· Tinyml  · 4 min read

TinyML Projects with the ESP32 WROVER Kit and Common Arduino Sensors

The ESP32 WROVER kit, combined with common Arduino-compatible sensors, offers an accessible way to explore TinyML and bring real-time AI to embedded projects. From a simple voice-controlled RGB LED to advanced vision-based traffic detection, these project ideas progress in difficulty while introducing new skills such as audio preprocessing, sensor fusion, anomaly detection, and low-power optimization. By following this path, you’ll build a diverse portfolio of intelligent systems and gain hands-on experience in deploying machine learning models directly onto microcontrollers.

Tiny Machine Learning (TinyML) has opened the door for powerful AI models to run directly on microcontrollers, bringing intelligent capabilities to everyday embedded projects. The ESP32 WROVER kit, with its ample RAM and built-in Wi-Fi, is a fantastic platform for experimenting with TinyML. Paired with common Arduino-compatible sensors, it can become the heart of practical, low-power AI systems.

In this post, we’ll explore a progression of project ideas that build both your TinyML skills and your embedded systems knowledge. The sequence starts with simple, single-sensor applications and grows toward complex, multi-sensor, real-world deployments.

Building Foundations with Simple Models

A great place to begin is with a voice-controlled RGB LED. Using an INMP441 I²S microphone, you can train a keyword spotting model to recognize a handful of words such as “red,” “blue,” and “off.” These keywords control the onboard RGB LED, giving you instant feedback. This project teaches audio preprocessing, MFCC feature extraction, and how to deploy small speech models onto the ESP32. It’s the “Hello World” of TinyML, and once you get it working, you’ll feel the excitement of real-time AI running on a tiny device.

Another foundational step is creating a smart motion detector with a PIR sensor. Here, the model classifies motion events as human or non-human (for example, pet movement). It’s an opportunity to experiment with binary classification from simple sensor data while learning to manage limited memory and computational resources.

Moving Into More Complex Data

Once you’re comfortable with the basics, motion sensing with an accelerometer unlocks more possibilities. An MPU6050 or ADXL345 accelerometer can capture gesture data, letting you classify actions like “shake,” “tap,” or “circle.” This introduces you to sliding windows, temporal data analysis, and motion data augmentation.
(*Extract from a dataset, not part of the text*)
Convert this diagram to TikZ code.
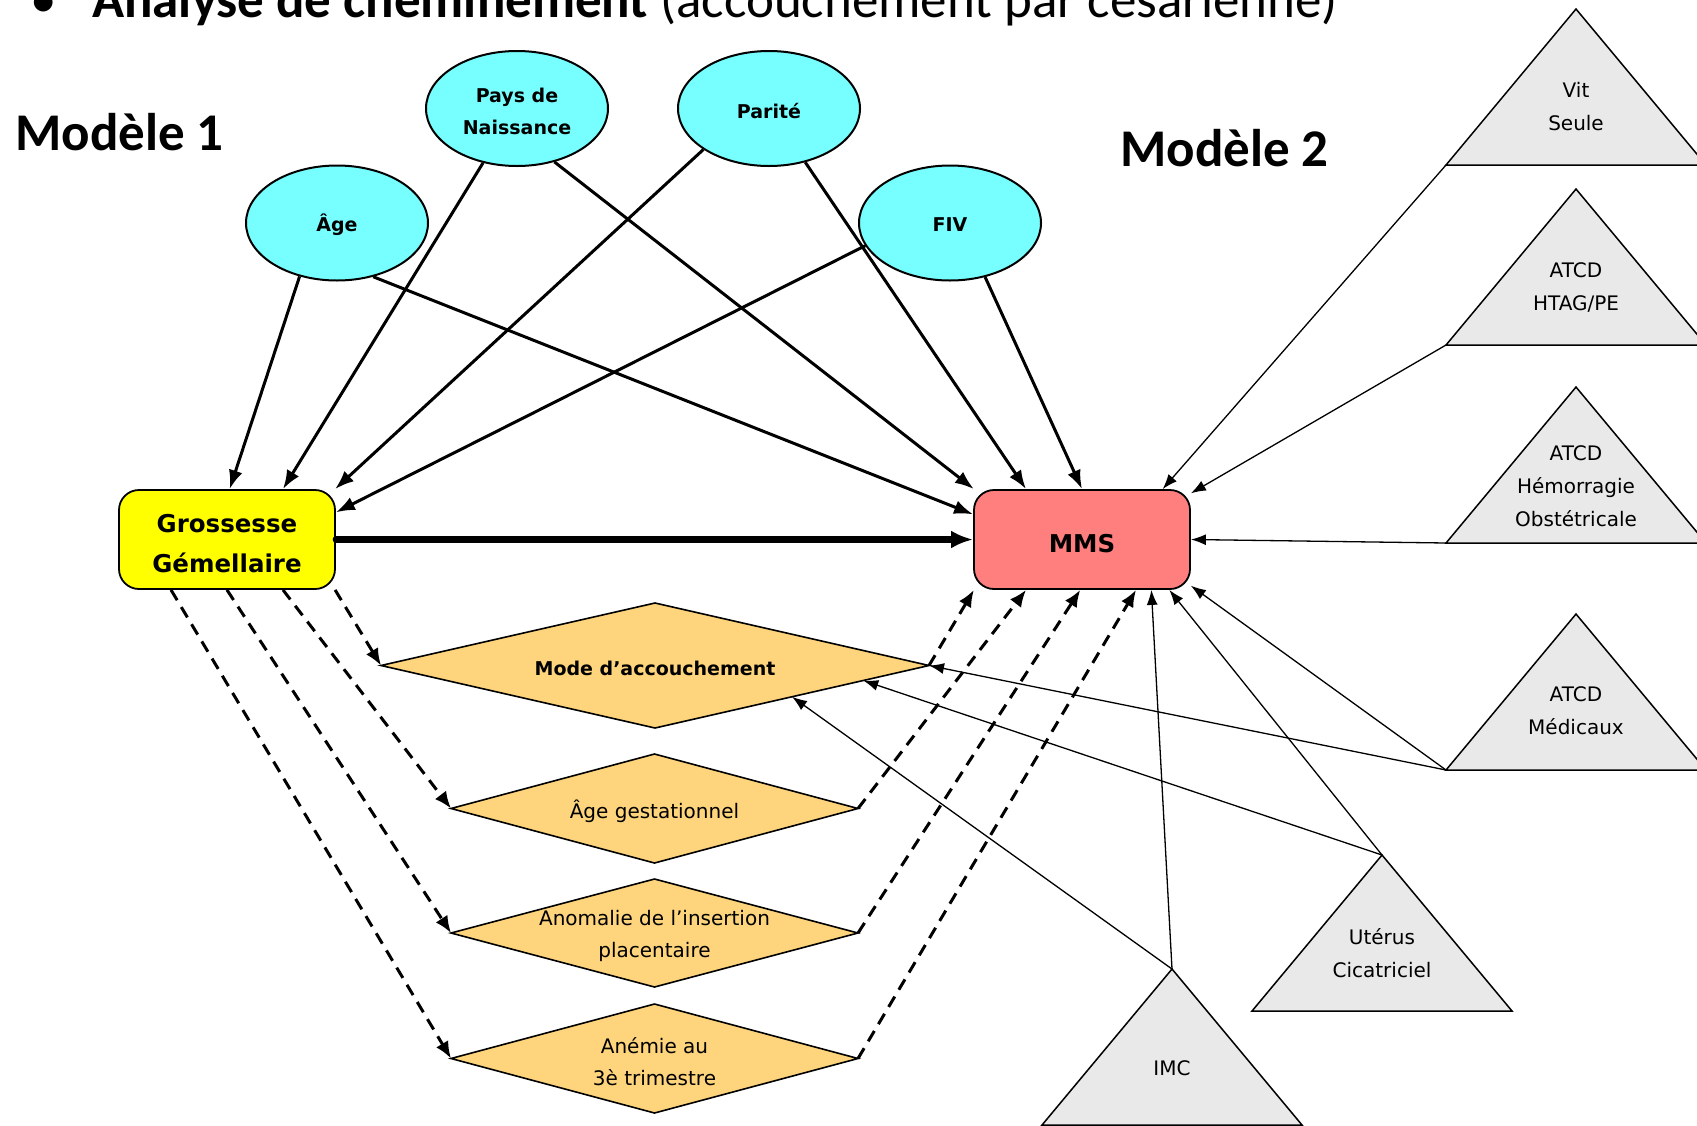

The skills you build here can also be applied to environmental monitoring. A smart plant monitor uses a capacitive soil moisture sensor, DHT22 temperature/humidity sensor, and a light sensor to predict when a plant needs water. This is a great introduction to regression models in TinyML and sensor fusion, where multiple inputs are combined to produce a single output.

Tackling Noise and Real-World Variability

In real-world environments, noise is inevitable, and learning to handle it is an important milestone. A sound-based security system, for example, can be trained to detect specific audio events like glass breaking or door knocks. By collecting a varied dataset that includes both target sounds and background noise, you’ll learn how to make models robust and reliable.

Environmental anomaly detection is another challenge worth exploring. By logging readings from gas sensors, temperature sensors, and humidity sensors, you can train an anomaly detection model such as an autoencoder. The system learns what “normal” conditions look like, then flags unusual events, such as sudden spikes that might indicate a gas leak. This is a great way to experiment with unsupervised learning on a microcontroller.

Pushing the Limits of the ESP32 WROVER

Once you’ve mastered small models and noise handling, you can push the ESP32 WROVER into more demanding tasks. A smart traffic light system using the ESP32-CAM module and an OV2640 camera can detect vehicles or pedestrians and adjust light states accordingly. This is where you’ll work with low-resolution images, aggressive quantization, and highly optimized neural networks to fit vision models onto a microcontroller.

Finally, a wearable posture coach combines motion sensors and low-power continuous inference to detect poor posture. This type of project challenges you to optimize for battery life, integrate Bluetooth for notifications, and handle variability between users. It’s a practical application that could evolve into a commercially viable product.

Growing Your Skills Step by Step

Each of these projects teaches a distinct set of TinyML skills, from working with different sensor modalities to implementing classification, regression, and anomaly detection. The gradual progression ensures that you not only learn to train and deploy models, but also understand the nuances of embedded data collection, noise handling, and system optimization. By the time you reach the more advanced projects, you’ll have worked with audio, motion, environmental, and vision data. You’ll have applied supervised, unsupervised, and regression techniques. And most importantly, you’ll have gained the experience to design your own intelligent systems from the ground up.

If you follow this path with the ESP32 WROVER and a handful of affordable Arduino sensors, you’ll not only deepen your understanding of TinyML, but you’ll also build a portfolio of real, functional AI-powered devices that you can demonstrate, improve, and share with the maker community.